**Prompt:** Starting with the first line of the listing, quote each line exactly until and including the one with "(thom) at (1637.5,244.7)", leaving pictures out.

**Stored data:**
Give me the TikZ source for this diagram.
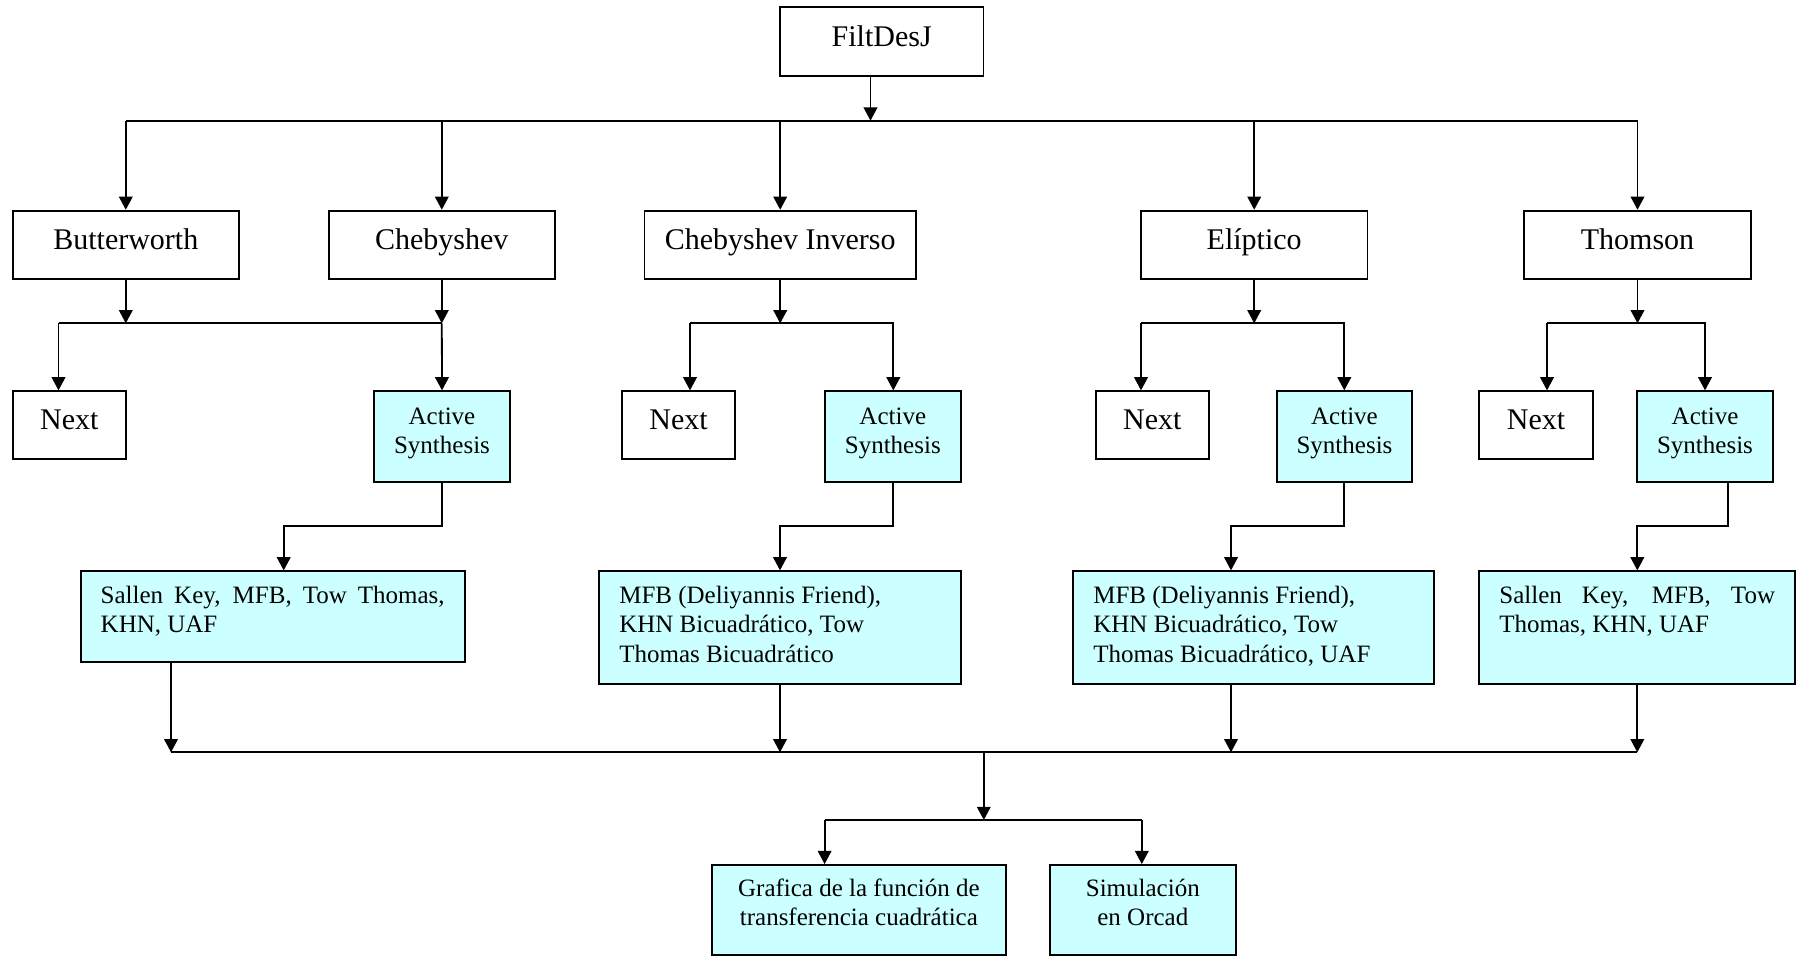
\documentclass[tikz,border=0pt]{standalone}
\usepackage{fontspec}
\setmainfont{Liberation Serif}
\usetikzlibrary{arrows.meta}
\definecolor{cellcyan}{RGB}{204,255,255}
\newcommand{\boxtext}[3]{\parbox[c][#1][t]{#2}{#3}}

\begin{document}
\begin{tikzpicture}[x=0.5pt, y=-0.5pt, line width=0.9pt,
    arr/.style={-{Triangle[length=6.6pt,width=6.8pt]}},
    filter/.style={draw, fill=white, inner sep=0pt, minimum width=113.2pt, minimum height=34pt,
        font=\fontsize{15}{18}\selectfont, text height=8pt, text depth=3.4pt},
    nextbox/.style={filter, minimum width=56.7pt},
    active/.style={draw, fill=cellcyan, inner sep=0pt, font=\fontsize{12.5}{14.8}\selectfont},
    topology/.style={active, inner xsep=10pt, inner ysep=0pt}]
  \useasboundingbox (0,0) rectangle (1799,956);

  % filters
  \node[filter, minimum width=101.75pt, minimum height=34.2pt] (filt) at (881.7,41.5) {FiltDesJ};
  \node[filter] (butter) at (125.8,244.7) {Butterworth};
  \node[filter] (cheby) at (441.8,244.7) {Chebyshev};
  \node[filter, minimum width=135.75pt] (inv) at (780.2,244.7) {Chebyshev Inverso};
  \node[filter] (elip) at (1254.2,244.7) {Elíptico};
  \node[filter] (thom) at (1637.5,244.7) {Thomson};

  % second level
  \node[nextbox] (nexta) at (69.3,425.3) {Next};
  \node[nextbox] (nextb) at (678.5,425.3) {Next};
  \node[nextbox] (nextc) at (1152.3,425.3) {Next};
  \node[nextbox] (nextd) at (1536,425.3) {Next};
  \foreach \n/\x in {acta/442, actb/892.8, actc/1344.5, actd/1705}
    \node[active] (\n) at (\x,436.5) {\boxtext{45.2pt}{67.8pt}{\centering\rule{0pt}{16.5pt}Active\\Synthesis}};

  % topologies
  \node[topology] (topsa) at (272.7,616.7) {\boxtext{45.35pt}{172pt}{\rule{0pt}{16pt}\makebox[\linewidth][s]{Sallen Key, MFB, Tow Thomas,}\\KHN, UAF}};
  \node[topology] (topsb) at (780,627.8) {\boxtext{56.5pt}{160.7pt}{\raggedright\rule{0pt}{16pt}MFB (Deliyannis Friend),\\KHN Bicuadrático, Tow\\Thomas Bicuadrático}};
  \node[topology] (topsc) at (1253.7,627.8) {\boxtext{56.5pt}{160.35pt}{\raggedright\rule{0pt}{16pt}MFB (Deliyannis Friend),\\KHN Bicuadrático, Tow\\Thomas Bicuadrático, UAF}};
  \node[topology] (topsd) at (1637.2,627.8) {\boxtext{56.5pt}{137.85pt}{\rule{0pt}{16pt}\makebox[\linewidth][s]{Sallen Key, MFB, Tow}\\Thomas, KHN, UAF}};

  % results
  \node[active] (graf) at (858.9,910) {\boxtext{45pt}{146.85pt}{\centering\rule{0pt}{15.5pt}Grafica de la función de\\transferencia cuadrática}};
  \node[active] (simu) at (1142.8,910) {\boxtext{45pt}{93.2pt}{\centering\rule{0pt}{15.5pt}Simulación\\en Orcad}};

  % top bus
  \coordinate (bus) at (870.5,120.7);
  \draw[arr] (filt.south -| bus) -- (bus);
  \draw (butter.north |- bus) -- (thom.north |- bus);
  \foreach \n in {butter,cheby,inv,elip,thom}
    \draw[arr] (\n.north |- bus) -- (\n.north);

  % splits
  \coordinate (sa) at (58.5,323.3);
  \draw[arr] (butter.south) -- (butter.south |- sa);
  \draw[arr] (cheby.south) -- (cheby.south |- sa);
  \draw (sa) -- (cheby.south |- sa);
  \draw[arr] (sa) -- (nexta.north -| sa);
  \draw[arr] (cheby.south |- sa) -- (acta.north);
  \foreach \f/\nx/\ac/\xl/\xr in {inv/nextb/actb/690/893.3, elip/nextc/actc/1141/1344.3, thom/nextd/actd/1547/1705} {
    \coordinate (L\f) at (\xl,323.3);
    \coordinate (R\f) at (\xr,323.3);
    \draw[arr] (\f.south) -- (\f.south |- L\f);
    \draw[arr] (L\f) -- (\nx.north -| L\f);
    \draw[arr] (L\f) -- (R\f) -- (\ac.north -| R\f);
  }

  % active -> topology
  \foreach \a/\t/\xa/\xt in {acta/topsa/442/283.7, actb/topsb/893.3/780, actc/topsc/1344.3/1231, actd/topsd/1727.7/1637.3} {
    \coordinate (d\a) at (\xa,526.3);
    \coordinate (t\a) at (\xt,526.3);
    \draw[arr] (\a.south -| d\a) -- (d\a) -- (t\a) -- (\t.north -| t\a);
  }

  % bottom bus
  \foreach \t/\x in {topsa/171, topsb/780, topsc/1231, topsd/1637.3} {
    \coordinate (bot\t) at (\x,752.3);
    \draw[arr] (\t.south -| bot\t) -- (bot\t);
  }
  \draw (bottopsa) -- (bottopsd);
  \coordinate (low) at (983.8,752.3);
  \coordinate (fork) at (983.8,820);
  \coordinate (forkL) at (824.6,820);
  \coordinate (forkR) at (1141.8,820);
  \draw[arr] (low) -- (fork);
  \draw (forkL) -- (forkR);
  \draw[arr] (forkL) -- (graf.north -| forkL);
  \draw[arr] (forkR) -- (simu.north -| forkR);
\end{tikzpicture}
\end{document}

**Answer to the exercise:**
Give me the TikZ source for this diagram.
\documentclass[tikz,border=0pt]{standalone}
\usepackage{fontspec}
\setmainfont{Liberation Serif}
\usetikzlibrary{arrows.meta}
\definecolor{cellcyan}{RGB}{204,255,255}
\newcommand{\boxtext}[3]{\parbox[c][#1][t]{#2}{#3}}

\begin{document}
\begin{tikzpicture}[x=0.5pt, y=-0.5pt, line width=0.9pt,
    arr/.style={-{Triangle[length=6.6pt,width=6.8pt]}},
    filter/.style={draw, fill=white, inner sep=0pt, minimum width=113.2pt, minimum height=34pt,
        font=\fontsize{15}{18}\selectfont, text height=8pt, text depth=3.4pt},
    nextbox/.style={filter, minimum width=56.7pt},
    active/.style={draw, fill=cellcyan, inner sep=0pt, font=\fontsize{12.5}{14.8}\selectfont},
    topology/.style={active, inner xsep=10pt, inner ysep=0pt}]
  \useasboundingbox (0,0) rectangle (1799,956);

  % filters
  \node[filter, minimum width=101.75pt, minimum height=34.2pt] (filt) at (881.7,41.5) {FiltDesJ};
  \node[filter] (butter) at (125.8,244.7) {Butterworth};
  \node[filter] (cheby) at (441.8,244.7) {Chebyshev};
  \node[filter, minimum width=135.75pt] (inv) at (780.2,244.7) {Chebyshev Inverso};
  \node[filter] (elip) at (1254.2,244.7) {Elíptico};
  \node[filter] (thom) at (1637.5,244.7) {Thomson};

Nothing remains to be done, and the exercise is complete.